╭──
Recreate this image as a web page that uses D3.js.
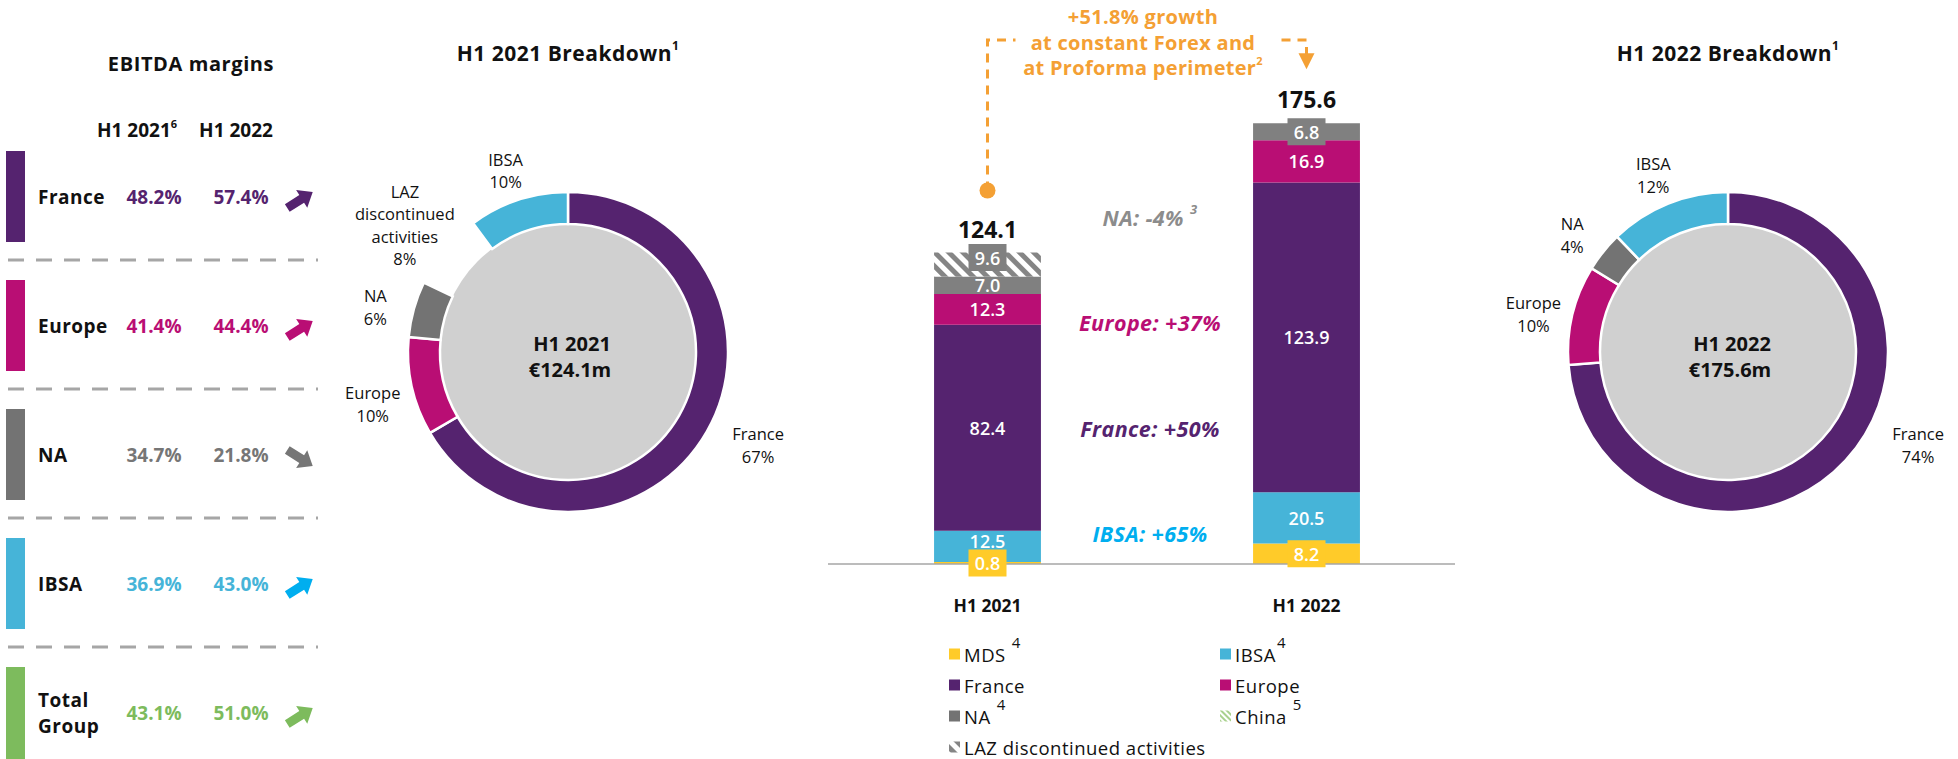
<!DOCTYPE html>
<html>
<head>
<meta charset="utf-8">
<script src="https://cdn.jsdelivr.net/npm/d3@7"></script>
<style>
  body { margin: 0; background: #fff; }
  svg { display: block; font-family: "Open Sans", sans-serif; }
</style>
</head>
<body>
<svg id="chart" width="1958" height="759"></svg>
<script>
// ================= DATA ================= //
// EBITDA margins table
const marginRegions = ["France", "Europe", "NA", "IBSA", "Total Group"];
const margin2021 = [48.2, 41.4, 34.7, 36.9, 43.1];
const margin2022 = [57.4, 44.4, 21.8, 43.0, 51.0];

// stacked bars (EUR m)
const periods = ["H1 2021", "H1 2022"];
const totals = [124.1, 175.6];
const segments = ["MDS", "IBSA", "France", "Europe", "NA", "LAZ"];
const mdsValues = [0.8, 8.2];
const ibsaValues = [12.5, 20.5];
const franceValues = [82.4, 123.9];
const europeValues = [12.3, 16.9];
const naValues = [7.0, 6.8];
const lazValues = [9.6, 0];

// growth notes between the bars
const noteTexts = ["NA: -4%", "Europe: +37%", "France: +50%", "IBSA: +65%"];
const noteSups = ["3", "", "", ""];
const growthLines = ["+51.8% growth", "at constant Forex and", "at Proforma perimeter"];

// donuts
const donut2021Names = ["France", "Europe", "NA", "LAZ discontinued activities", "IBSA"];
const donut2021Values = [82.4, 12.3, 7.0, 9.6, 12.5];
const donut2021Pct = ["67%", "10%", "6%", "8%", "10%"];
const donut2022Names = ["France", "Europe", "NA", "IBSA"];
const donut2022Values = [123.9, 16.9, 6.8, 20.5];
const donut2022Pct = ["74%", "10%", "4%", "12%"];

// legend
const legendNames = ["MDS", "IBSA", "France", "Europe", "NA", "China", "LAZ discontinued activities"];
const legendSups = ["4", "4", "", "", "4", "5", ""];

// ================= STYLE ================= //
const col = {
  France: "#55236F", Europe: "#B90E74", NA: "#737373", IBSA: "#46B4D8",
  MDS: "#FFCB29", Total: "#7DBB5D", orange: "#F4A034", text: "#111"
};
const valueCol = { France: col.France, Europe: col.Europe, NA: "#767676", IBSA: col.IBSA, "Total Group": col.Total };
const arrowCol = { France: col.France, Europe: col.Europe, NA: "#767676", IBSA: "#00AEEF", "Total Group": col.Total };
const noteCol = ["#8C8C8C", col.Europe, col.France, "#00AEEF"];

const svg = d3.select("#chart");
const defs = svg.append("defs");

function hatch(id, c, w) {
  const p = defs.append("pattern").attr("id", id)
    .attr("patternUnits", "userSpaceOnUse")
    .attr("width", w).attr("height", w)
    .attr("patternTransform", "rotate(-45)");
  p.append("rect").attr("width", w).attr("height", w).attr("fill", "#fff");
  p.append("rect").attr("width", w / 2).attr("height", w).attr("fill", c);
}
hatch("hatchLaz", "#858585", 10);
hatch("hatchChina", "#A9D18E", 4);

// ================= TABLE EBITDA ================= //
svg.append("text").attr("x", 191).attr("y", 63).attr("text-anchor", "middle")
  .attr("dominant-baseline", "central").attr("font-weight", 700).attr("font-size", 20)
  .attr("letter-spacing", 0.6).attr("fill", col.text).text("EBITDA margins");

const head = svg.append("g").attr("font-weight", 700).attr("font-size", 19).attr("fill", col.text);
const h1 = head.append("text").attr("x", 137).attr("y", 130).attr("text-anchor", "middle").attr("dominant-baseline", "central");
h1.append("tspan").text("H1 2021");
h1.append("tspan").attr("font-size", 11).attr("dy", -7).text("6");
head.append("text").attr("x", 236).attr("y", 130).attr("text-anchor", "middle").attr("dominant-baseline", "central").text("H1 2022");

const rowTop = i => 151 + i * 129;
const arrowPath = "M-15,-4.5 L2,-4.5 L2,-10.5 L15,0 L2,10.5 L2,4.5 L-15,4.5 Z";

marginRegions.forEach((r, i) => {
  const top = rowTop(i);
  const mid = top + 46;
  const g = svg.append("g");
  g.append("rect").attr("x", 6).attr("y", top).attr("width", 19)
    .attr("height", i === marginRegions.length - 1 ? 759 - top : 91)
    .attr("fill", r === "Total Group" ? col.Total : col[r]);

  const lbl = g.append("text").attr("x", 38).attr("font-weight", 700).attr("font-size", 19)
    .attr("letter-spacing", 0.5).attr("fill", col.text).attr("dominant-baseline", "central");
  const words = r.split(" ");
  words.forEach((w, k) => {
    lbl.append("tspan").attr("x", 38)
      .attr("y", mid + (k - (words.length - 1) / 2) * 26).text(w);
  });

  [margin2021[i], margin2022[i]].forEach((v, k) => {
    g.append("text").attr("x", k === 0 ? 154 : 241).attr("y", mid)
      .attr("text-anchor", "middle").attr("dominant-baseline", "central")
      .attr("font-weight", 700).attr("font-size", 19).attr("fill", valueCol[r])
      .text(v.toFixed(1) + "%");
  });

  const up = margin2022[i] >= margin2021[i];
  g.append("path").attr("d", arrowPath).attr("fill", arrowCol[r])
    .attr("transform", `translate(300,${mid + 3}) rotate(${up ? -32 : 32})`);

  if (i < marginRegions.length - 1) {
    g.append("line").attr("x1", 8).attr("x2", 318)
      .attr("y1", top + 91 + 18).attr("y2", top + 91 + 18)
      .attr("stroke", "#A6A6A6").attr("stroke-width", 3).attr("stroke-dasharray", "16,12");
  }
});

// ================= DONUTS ================= //
function drawDonut(cx, cy, names, values, pcts, year, total) {
  const g = svg.append("g").attr("transform", `translate(${cx},${cy})`);
  const pie = d3.pie().sort(null).value(d => d.v);
  const arc = d3.arc().innerRadius(128).outerRadius(160);
  const arcs = pie(names.map((n, i) => ({ n, v: values[i], p: pcts[i] })));
  const fillOf = n => n.startsWith("LAZ") ? "none" : col[n];

  g.append("circle").attr("r", 128).attr("fill", "#D0D0D0");
  g.selectAll("path.slice").data(arcs).join("path").attr("class", "slice")
    .attr("d", arc).attr("fill", d => fillOf(d.data.n))
    .attr("stroke", d => fillOf(d.data.n) === "none" ? "none" : "#fff")
    .attr("stroke-width", 2.5);

  arcs.forEach(d => {
    const lines = (d.data.n.startsWith("LAZ") ? d.data.n.split(" ") : [d.data.n]).concat([d.data.p]);
    let a = (d.startAngle + d.endAngle) / 2;
    let r = 200 + 6 * (lines.length - 2);
    let dy = 8;
    // big lower-right slice: label sits higher, next to the ring
    if (a > Math.PI / 2 && a < Math.PI) { a = Math.min(a, 2.02); r = 211; dy = 1; }
    const px = r * Math.sin(a), py = -r * Math.cos(a) + dy;
    const lh = 22.5;
    const t = g.append("text").attr("text-anchor", "middle").attr("dominant-baseline", "central")
      .attr("font-size", 16.5).attr("fill", col.text);
    lines.forEach((l, k) => {
      t.append("tspan").attr("x", px).attr("y", py + (k - (lines.length - 1) / 2) * lh).text(l);
    });
  });

  const c = g.append("text").attr("text-anchor", "middle").attr("dominant-baseline", "central")
    .attr("font-weight", 700).attr("font-size", 20).attr("fill", col.text);
  c.append("tspan").attr("x", 4).attr("y", -9).text(year);
  c.append("tspan").attr("x", 2).attr("y", 17).text("€" + total.toFixed(1) + "m");

  const tt = svg.append("text").attr("x", cx).attr("y", 53).attr("text-anchor", "middle")
    .attr("dominant-baseline", "central").attr("font-weight", 700).attr("font-size", 21)
    .attr("letter-spacing", 0.5).attr("fill", col.text);
  tt.append("tspan").text(year + " Breakdown");
  tt.append("tspan").attr("font-size", 12).attr("dy", -8).text("1");
}
drawDonut(568, 352, donut2021Names, donut2021Values, donut2021Pct, periods[0], totals[0]);
drawDonut(1728, 352, donut2022Names, donut2022Values, donut2022Pct, periods[1], totals[1]);

// ================= STACKED BARS ================= //
const y = d3.scaleLinear().domain([0, 200]).range([564, 64]);
const x = d3.scaleBand().domain(periods).range([828, 1466]).paddingInner(0.665).paddingOuter(0.3325);
const bw = x.bandwidth();

const rows = periods.map((p, i) => ({
  period: p, MDS: mdsValues[i], IBSA: ibsaValues[i], France: franceValues[i],
  Europe: europeValues[i], NA: naValues[i], LAZ: lazValues[i]
}));
const stacked = d3.stack().keys(segments)(rows);
const barFill = { MDS: col.MDS, IBSA: col.IBSA, France: col.France, Europe: col.Europe, NA: "#808080", LAZ: "url(#hatchLaz)" };

const bars = svg.append("g");
stacked.forEach(s => {
  bars.selectAll(null).data(s.filter(d => d[1] - d[0] > 0)).join("rect")
    .attr("x", d => x(d.data.period)).attr("width", bw)
    .attr("y", d => y(d[1])).attr("height", d => y(d[0]) - y(d[1]))
    .attr("fill", barFill[s.key]);
});

svg.append("line").attr("x1", 828).attr("x2", 1455).attr("y1", y(0)).attr("y2", y(0))
  .attr("stroke", "#A6A6A6").attr("stroke-width", 1.5);

// value labels
const labels = svg.append("g").attr("font-size", 18).attr("font-weight", 600);
stacked.forEach(s => {
  s.forEach((d, i) => {
    const v = d[1] - d[0];
    if (v <= 0) return;
    const cx = x(d.data.period) + bw / 2;
    const mid = y((d[0] + d[1]) / 2);
    const isTop = segments.slice(segments.indexOf(s.key) + 1).every(k => d.data[k] === 0);
    const boxed = s.key === "MDS" || s.key === "LAZ" || (s.key === "NA" && isTop);
    let ty = mid;
    if (boxed) {
      if (s.key === "LAZ") ty = mid - 7;
      labels.append("rect").attr("x", cx - 19).attr("y", ty - 13.5).attr("width", 38).attr("height", 27)
        .attr("fill", s.key === "MDS" ? col.MDS : "#808080");
    } else if (s.key === "IBSA") {
      ty = Math.min(mid, y(d[0]) - 21);
    }
    labels.append("text").attr("x", cx).attr("y", ty).attr("text-anchor", "middle")
      .attr("dominant-baseline", "central").attr("fill", "#fff").text(v.toFixed(1));
  });
});

// totals and categories
const topStack = stacked[stacked.length - 1];
periods.forEach((p, i) => {
  svg.append("text").attr("x", x(p) + bw / 2).attr("y", y(topStack[i][1]) - 24)
    .attr("text-anchor", "middle").attr("dominant-baseline", "central")
    .attr("font-weight", 700).attr("font-size", 23).attr("fill", col.text).text(totals[i].toFixed(1));
  svg.append("text").attr("x", x(p) + bw / 2).attr("y", 605)
    .attr("text-anchor", "middle").attr("dominant-baseline", "central")
    .attr("font-weight", 700).attr("font-size", 17.5).attr("fill", col.text).text(p);
});

// growth notes
const noteY = [217, 322, 428, 533];
noteTexts.forEach((n, i) => {
  const t = svg.append("text").attr("x", 1150).attr("y", noteY[i]).attr("text-anchor", "middle")
    .attr("dominant-baseline", "central").attr("font-style", "italic").attr("font-weight", 700)
    .attr("font-size", 21.5).attr("letter-spacing", 0.4).attr("fill", noteCol[i]);
  t.append("tspan").text(n);
  if (noteSups[i]) t.append("tspan").attr("font-size", 13).attr("dx", 6).attr("dy", -8).text(noteSups[i]);
});

// growth annotation
const x0 = x(periods[0]) + bw / 2, x1 = x(periods[1]) + bw / 2;
const dotY = y(topStack[0][1]) - 62, arrowY = y(topStack[1][1]) - 54;
const ann = svg.append("g").attr("stroke", col.orange).attr("stroke-width", 3)
  .attr("fill", "none").attr("stroke-dasharray", "9,7");
ann.append("path").attr("d", `M${x0},${dotY} V40 H${x0 + 28}`);
ann.append("path").attr("d", `M${x1 - 25},40 H${x1} V${arrowY - 14}`);
svg.append("circle").attr("cx", x0).attr("cy", dotY).attr("r", 8).attr("fill", col.orange);
svg.append("path").attr("d", `M${x1 - 8},${arrowY - 16} L${x1 + 8},${arrowY - 16} L${x1},${arrowY} Z`).attr("fill", col.orange);

const gt = svg.append("text").attr("text-anchor", "middle").attr("font-weight", 700)
  .attr("font-size", 20).attr("letter-spacing", 0.3).attr("fill", col.orange).attr("dominant-baseline", "central");
growthLines.forEach((l, i) => {
  gt.append("tspan").attr("x", (x0 + x1) / 2 - 4).attr("y", 16 + i * 25.5).text(l);
  if (i === growthLines.length - 1) {
    gt.append("tspan").attr("font-size", 11).attr("dy", -7).text("2");
  }
});

// ================= LEGEND ================= //
const legend = svg.append("g").attr("font-size", 18.5).attr("letter-spacing", 0.5).attr("fill", col.text);
const legendFill = { MDS: col.MDS, IBSA: col.IBSA, France: col.France, Europe: col.Europe, NA: "#737373", China: "url(#hatchChina)" };
legendNames.forEach((n, i) => {
  const lx = i % 2 === 0 ? 949 : 1220;
  const ly = 654 + Math.floor(i / 2) * 31;
  legend.append("rect").attr("x", lx).attr("y", ly - 5.5).attr("width", 11).attr("height", 11)
    .attr("fill", legendFill[n] || "url(#hatchLaz)");
  const t = legend.append("text").attr("x", lx + 15).attr("y", ly).attr("dominant-baseline", "central");
  t.append("tspan").text(n);
  if (legendSups[i]) t.append("tspan").attr("font-size", 15).attr("dx", n === "IBSA" ? 1 : 6).attr("dy", -12).text(legendSups[i]);
});
</script>
</body>
</html>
╰──
▸ **Written problem**
Every line from the top of the material above through the line with "const margin2022 = [57.4, 44.4, 21.8, 43.0, 51.0];" should be duplicated exactly, please; leave out the pictures.

▸ **Answer for the task**
Recreate this image as a web page that uses D3.js.
<!DOCTYPE html>
<html>
<head>
<meta charset="utf-8">
<script src="https://cdn.jsdelivr.net/npm/d3@7"></script>
<style>
  body { margin: 0; background: #fff; }
  svg { display: block; font-family: "Open Sans", sans-serif; }
</style>
</head>
<body>
<svg id="chart" width="1958" height="759"></svg>
<script>
// ================= DATA ================= //
// EBITDA margins table
const marginRegions = ["France", "Europe", "NA", "IBSA", "Total Group"];
const margin2021 = [48.2, 41.4, 34.7, 36.9, 43.1];
const margin2022 = [57.4, 44.4, 21.8, 43.0, 51.0];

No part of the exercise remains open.